Pompey's complex was an amenity with message. To walk through the central court of the park, along the sides of which trees and possibly monuments were placed at regular intervals to emphasize the perspective, "was processional in character, perhaps intended to recall Pompey's own triumphal procession" (Gleason 1990, 10). Moreover, the layout of the buildings, and in particular the placing of the theatre and the curia at opposite ends of the site's central axis, tended to raise the status of the former (crowned by its temple) to that of a formal political space when faced from the front porch of the curia which was also itself a sacred precinct (Aul. Gell. 14.7.7).
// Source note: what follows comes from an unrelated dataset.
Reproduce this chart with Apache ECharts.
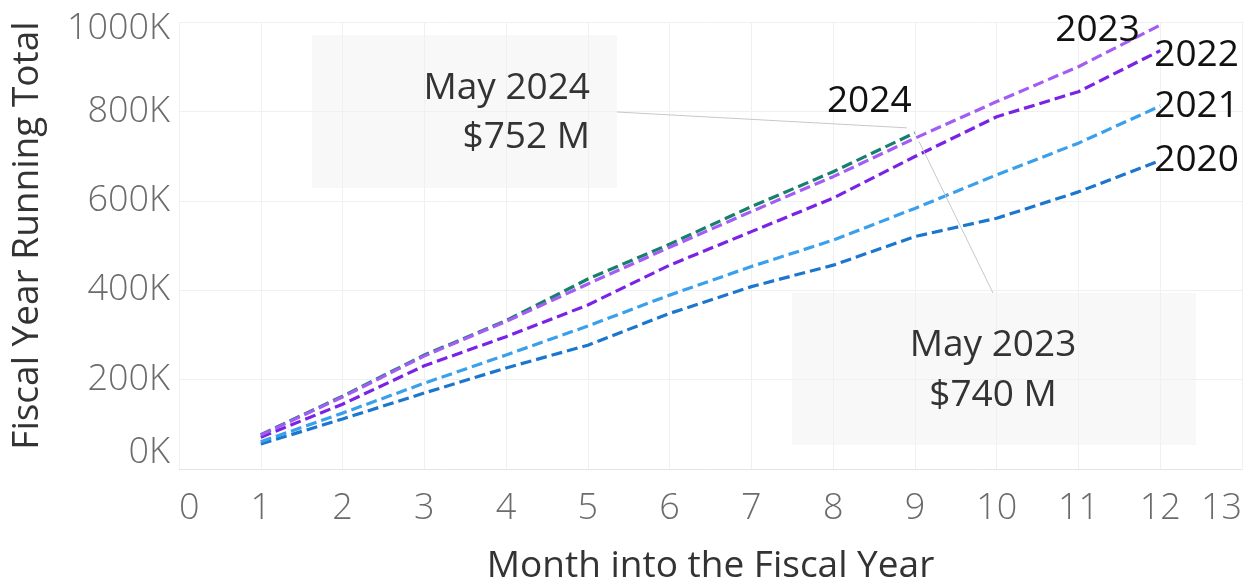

The entrance to the latter was dominated by a huge painting of a warrior by the fifth-century painter Polygnotus, which may have served to remind visitors of the famed military prowess of its builder (Pliny N.H. 35.59). The political/religious nature of the building dominating each pole of the axis was therefore visually emphasized by being mirrored in its opposite. Moreover, because the complex was located in the Campus Martius, which -- in addition to its venerable military connection -- had long been a place where voters were impressed by monumental architecture (and from time to time bribed with largess or hand-outs), in effect it extended and refined associations which this area already had. But, beyond that, the site comprised Rome's first "leisure complex", providing an alternative focus for public life to that traditionally centred on the Forum. In that sense it anticipated imperial practice, when such entertainments virtually displaced the Republican electoral procedures and venues -- as well as their by then obsolete political function.

After its construction and for many decades to come, architecturally speaking, Pompey's theatre was "the only show in town". Temporary stages continued to be built well into the imperial period, and other politicians still sought to exceed one another in the lavishness and ingenuity of their games, but nothing would surpass Pompey's great edifice for over a century, until the Colosseum was built.

Bibliography of Secondary Sources Cited

Gleason, K.L., “The Garden Portico of Pompey the Great”, Expedition 32, no. 2 (1990), 4-13.

Greenhalgh, P., Pompey: The Roman Alexander, (Weidenfeld, 1980).

Gruen, E., Cultural and National Identify in Republican Rome, (Cornell, 1992).

Richardson, L. A., A New Topographical Dictionary of Ancient Rome, (Johns Hopkins, 1992).

Steinby, E. M., ed., Lexicon Topographicum Urbis Romae, Vol. 1, (J. Paul Getty Trust, 1995).